After a worldwide stint as a model with a burgeoning commercial career and consistently appearing on television shows like “CSI” and “Stargate SG-1,” Blalock makes the jump to feature length films with steadfast grace and dedication in Slow Burn .

For the past eight years, Blalock has worked hard to establish a life in Los Angeles, now referring to it as her “home with a capital H;” but it hasn't always been that way.

Before she could even vote, Blalock was touring Europe, Asia and the rest of the continental U.S. modeling to pay her bills, while cashing in on a free world tour. Although she constantly refers to her successes as pure luck and never undercuts the opportunities that modeling provided her, she recognizes modeling as one-dimensional and only a means to an end.

On an uncharacteristic break from work in 1998, Blalock came to L.A. to visit a friend and never left. Hooked by “Enterprise” in 2000, Blalock is now witnessing the theatrical release of her first starring role in a feature film.

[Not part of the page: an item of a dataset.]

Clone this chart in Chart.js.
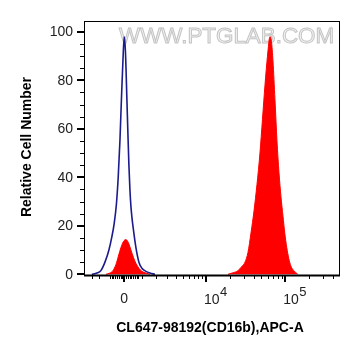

Slow Burn marks four years of changing release dates tempered by marketing restrictions and timing conflicts, a surprising slowdown after its appearance at the Toronto film festival in 2005. Featuring Blalock as a contemporary femme fatale in this sexually tinted noir thriller, she assumes the role of Nora Timmer among a cast including Ray Liotta, Mekhi Phifer, LL Cool J and Taye Diggs.

Timmer is a seductively attractive assistant district attorney working for powerhouse District Attorney Ford Cole (Liotta). No sooner than Timmer confesses to killing a man in self-defense, gang boss Luther Pinks (LL Cool J) appears at the police station with a conflicting story that challenges Timmer's confession and reputation.

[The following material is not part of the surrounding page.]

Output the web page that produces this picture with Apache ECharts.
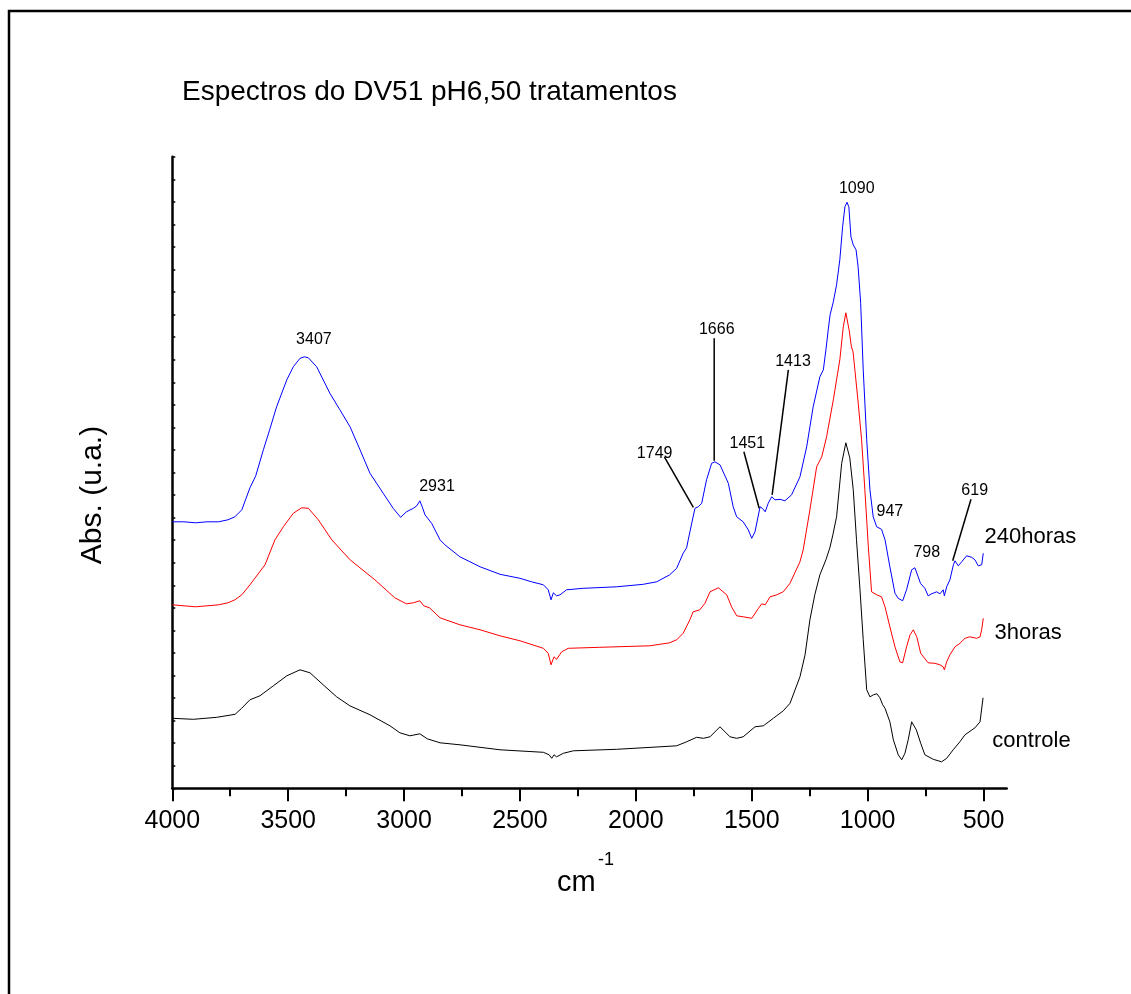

The story further unravels as Cole takes charge of a time sensitive situation in an attempt to sort fiction from truth. With every addition of characters comes an increasingly convoluted version of reality.

Blalock spent three months on the set of Slow Burn while simultaneously filming “Enterprise,” a true testament to her proclamation that she's never been afraid to be far away and work long hours. Her schedule unfolded as such: Monday through Wednesday Blalock was in Los Angeles as the Commander in “Enterprise,” beginning her work day no later than 5 a.m. Wednesday night, a red-eye plane from L.A. to Montreal turned the Commander into Nora Timmer.

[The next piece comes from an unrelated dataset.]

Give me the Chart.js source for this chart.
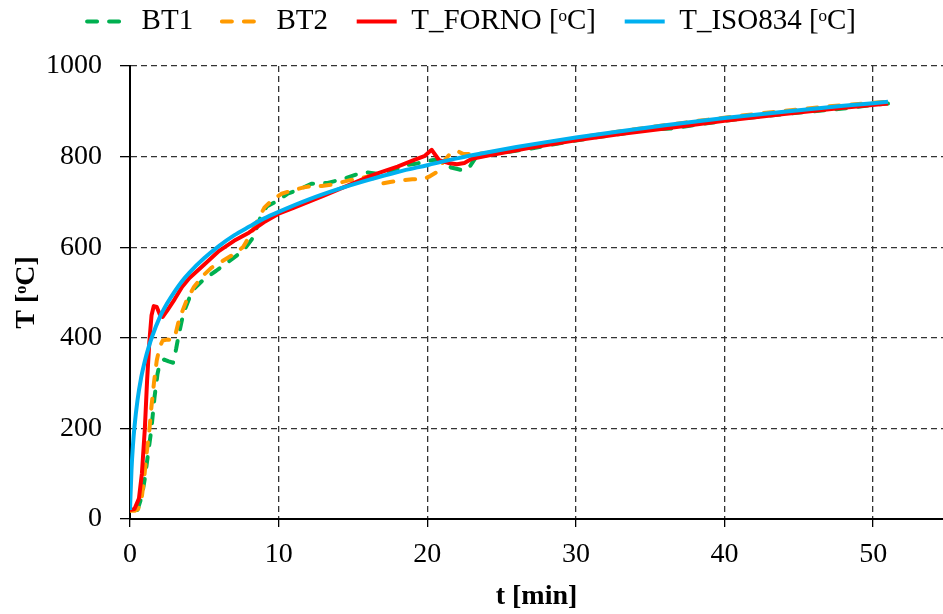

Working on Slow Burn from Thursday to Saturday in Canada, Blalock returned to L.A. on Sunday only to begin this cycle again. For three months.

“It was amazing to see the sunrise in L.A. and the sunset in Montreal, while catching winks of sleep on my dinner tray,” Blalock points out.

Raving about the production, Blalock's voice croons in adoration when prodded about Liotta. “He's a man's man and an actor's actor,” she raves. “He loves beer, football, Shakespeare and strippers, and has a great sense of humor.”

It comes as no surprise then that Blalock's favorite scene is an intimately intellectual one between her character Timmer and Cole as they discuss society's metaphorical masks.

During our conversation, Blalock refers to the fact that she often has flashes of “I could have done better,” or “I could have done more.”

“Making mistakes in your living room is one thing,” she relays. “But now mine are done in front of a wide scale audience, and that fear of failing becomes embarrassment.”

Yet most impressively, these fears do not stop Blalock as she brushes off my recall of her past achievements and buries her head in her work. She continues to progress with the completion of two more feature length thrillers, Shadow Puppets and First Fear .

Developing a tendency towards sexy thrillers, Blalock defends her decisions as thinking on a micro, not macro scale. “I accept films based on intriguing or complex character roles, not categorizing genres,” she says.

Slow Burn hits theaters this week, and Blalock will continue on her path of progression: “Reaching a Zen of letting go, feeling OK with dissatisfaction and rising to the occasion. It all sounds very dark, but it's actually quite wonderful.”

Slow Burn releases in theaters April 13.